L’ambientazione è un «paesone» siciliano, come lo definisce il racconto, che potrebbe essere Modica. Il protagonista è Enrico Belfiore, figlio di una famiglia comunista integerrima con un padre sindaco (del comunismo italiano porta il marchio fin dal nome che è un omaggio a Enrico Berlinguer, di cui nella sua stanza ha una gigantografia), la periodizzazione è fine anni ottanta/anni novanta: vigilia e caduta del Muro di Berlino con tutte le conseguenze del caso. L’humus, in questa parte di Sicilia profonda, assomiglia a una realtà fatta da tanti Peppone e Camillo, con una contrapposizione radicale tra valori e stili di vita, tra legalità e mafia. L’opera prima letteraria di Luca Scivoletto, che di mestiere fa lo sceneggiatore e il regista, I pionieri (Fandango libri, pp, 336, euro 18), è fatta di una scrittura rapida ed efficace: sembra pronta per trasformarsi in un trattamento cinematografico, si legge scivolando tra personaggi ed episodi.

LA FAMIGLIA BELFIORE ci tiene alla sua «diversità» comunista: niente vacanze, mai gite o spensieratezza ma solo attività politica al centro della sua maniera di vivere, i genitori sono uniti e non pensano al divorzio.
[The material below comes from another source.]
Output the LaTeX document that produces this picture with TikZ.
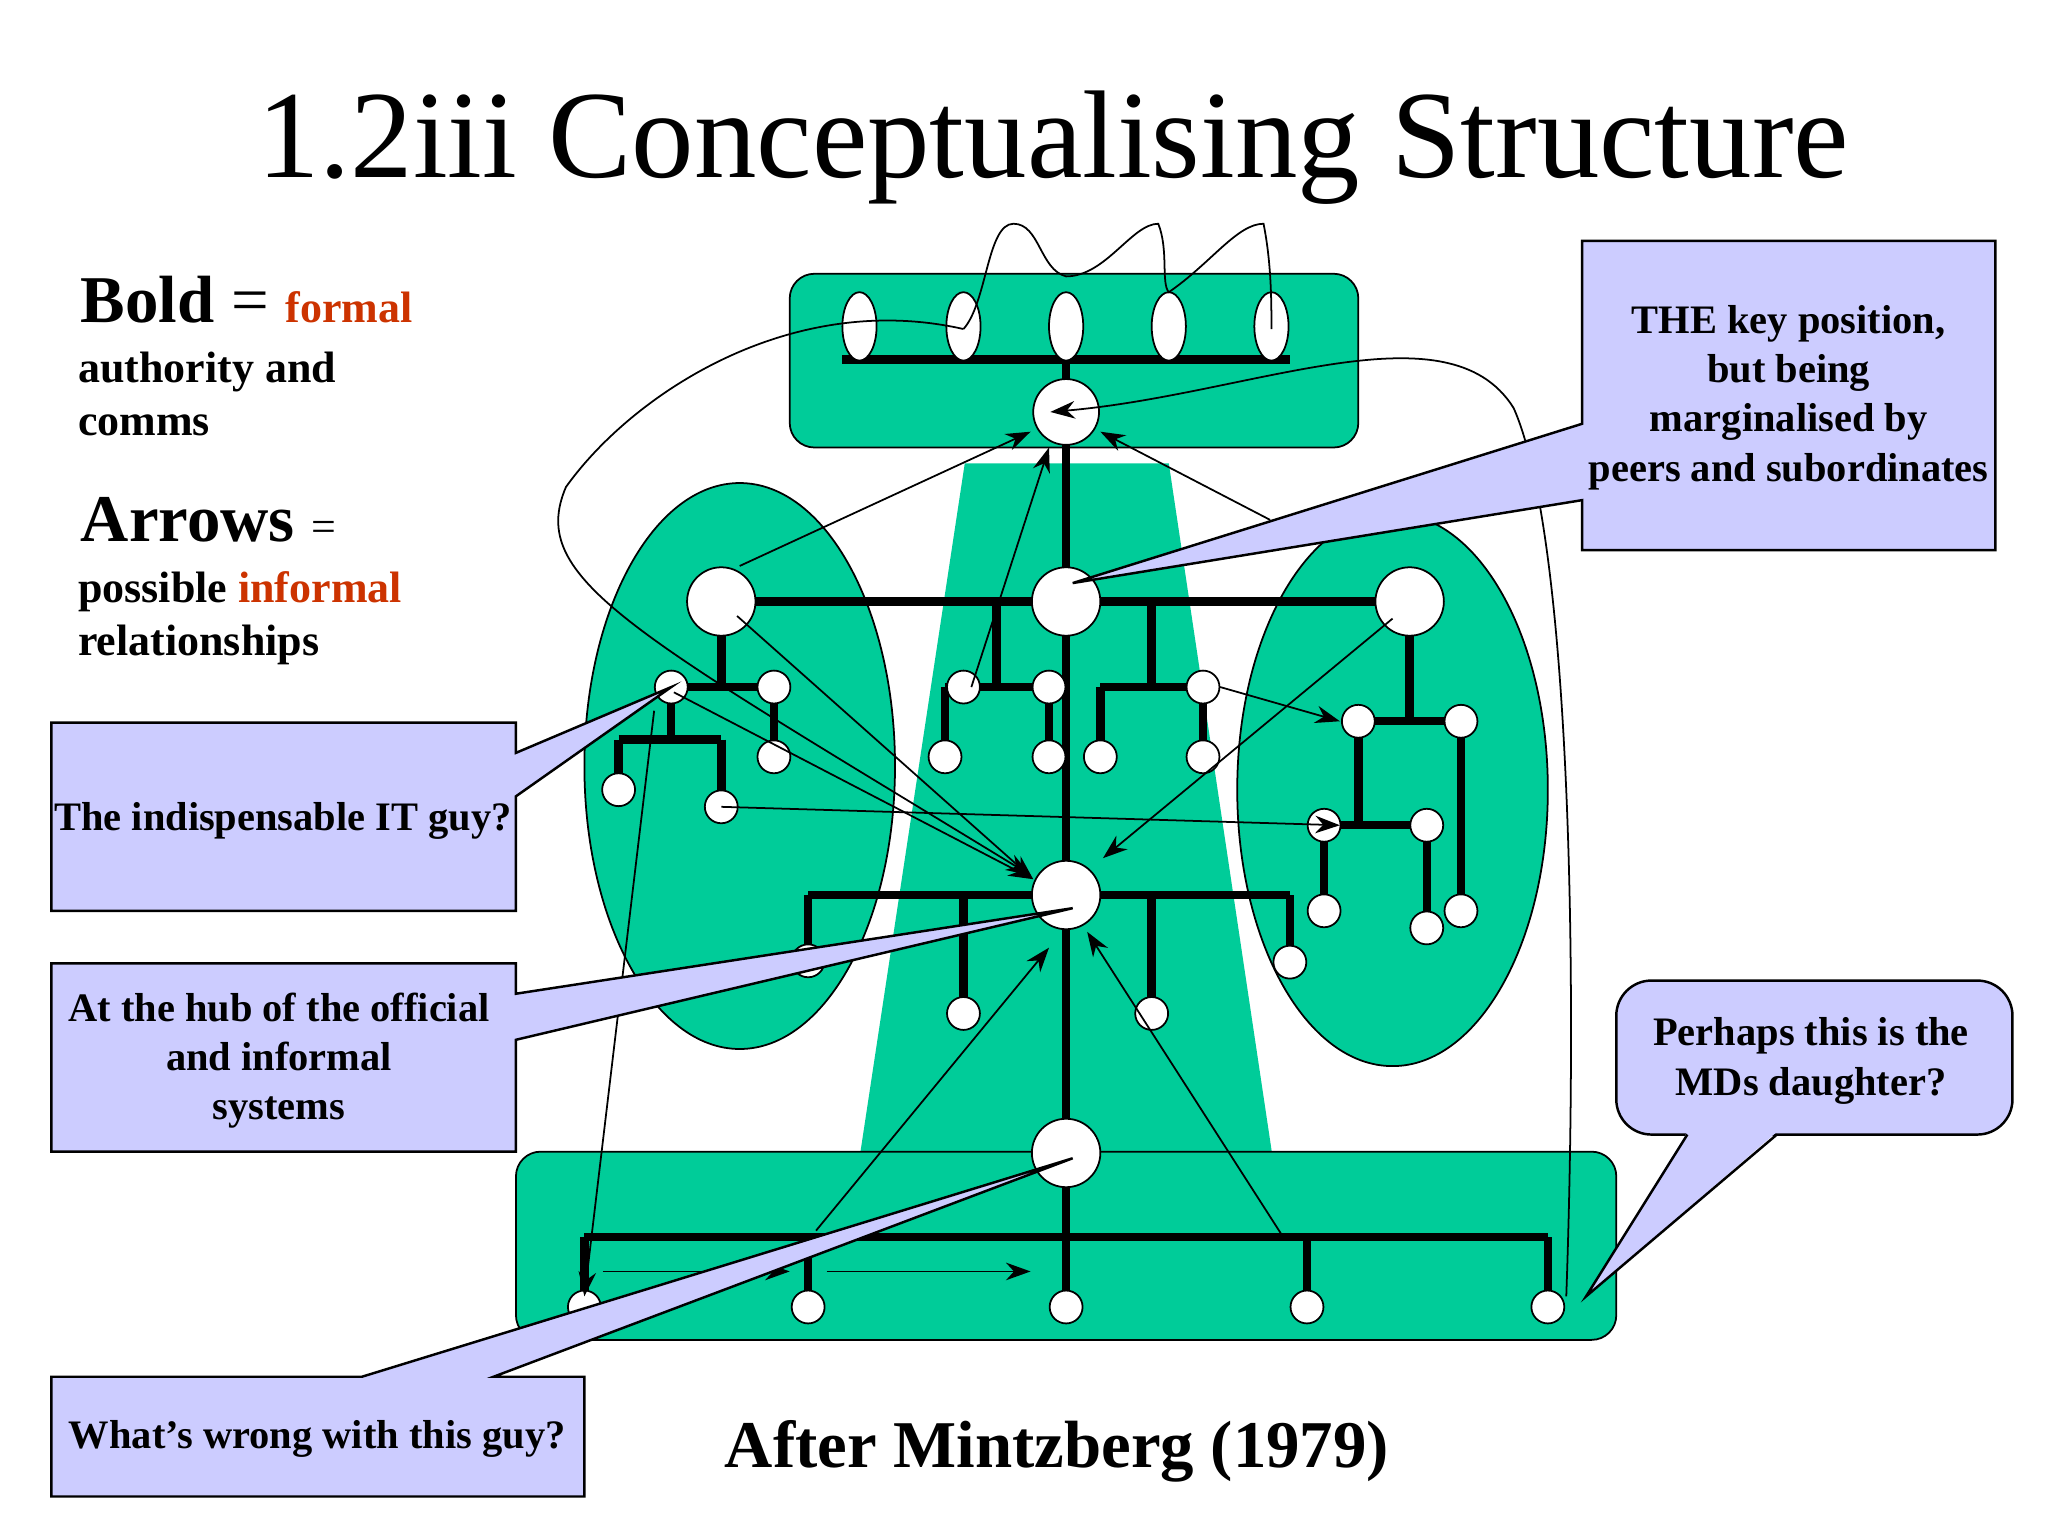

La vita famigliare è quindi nutrita quasi esclusivamente di politica. «Siamo diversi» è la parola d’ordine di riferimento. Il giovane Enrico cresce perciò a margine delle riunioni di partito, in attesa che si concludano, tra i fumi delle sigarette: lui si diverte ad analizzare le scarpe – di solito ben pulite – intuendo la personalità di chi le indossa. Chiara, la sorella, è invece la pecora nera con la sua inesistente voglia di seguire le direttive dei genitori: si ribella e va a studiare lontano da casa. Tra le pagine del libro affiorano le ombre di Togliatti, Berlinguer, Ingrao (Belfiore senior non segue Occhetto nella sua «svolta» per cambiare nome e simbolo del partito).
Tutte le liturgie del fare politica di una volta sono descritte con tic, nostalgia, simpatia/antipatia. Enrico fa il suo esordio a scuola proprio nell’anno in cui crolla il «socialismo reale»: la maestra lo deride perché sa da che famiglia proviene. Il contorno è quello di una fase di grandi passioni vissute interamente. Nella narrazione non manca una forte dose di ironia.

Accanto a Enrico, c’è Renato: l’amico del cuore pure lui comunista di ferro che non frequenta chi la pensa diversamente e non acquista scarpe di firma. Enrico e Renato sono «diversi» dai loro coetanei nei gusti musicali e finanche nel vestire. Però Renato è sicuro nelle sue certezze, mentre Enrico inizia a mettere in discussione le verità di famiglia. In questo percorso di ridiscussione, s’innamora di Alessia, figlia di un costruttore e dai modi di vita conformisti. Il malessere di Enrico emerge quando con Renato cerca di incontrare Pietro Ingrao alla fine di un comizio: l’attesa sarà estenuante. Pagine divertenti sono dedicate qui e là al mondo comunista che si dissolve sotto gli occhi di Enrico e Renato: comizi, l’azione dissacrante di Occhetto, il disagio e l’incertezza dei militanti in riunioni fiume a iniziare ovviamente dalla famiglia Belfiore.

QUESTO RACCONTO si inserisce nella tradizione di quelli di iniziazione e formazione. Due adolescenti, che si considerano all’inizio giovani «pionieri» della tradizione comunista, cercano la propria strada. Non sanno – soprattutto Enrico – se conservare la loro «diversità» o accettare la normalità del mondo che li circonda. Faranno visita finanche alla base militare di Comiso per esprimere le proprie idee. L’incursione finirà con una sorpresa.

Cosa è rimasto della «diversità» è un interrogativo lacerante. Alcuni comunisti l’hanno vissuta (e la vivono) come superiorità antropologica, altri l’hanno semplicemente dismessa ritenendola vacua. Altri ancora sono convinti tuttora della sua utilità, pur vivendola in dose ridimensionata. E cosa salvare della stagione della politica intesa come impegno totalizzante? Nella maturità, chi è diventato Enrico Belfiore? Questo racconto ci ripropone queste domande in forma letteraria con tanta ironia e un pizzico di nostalgia.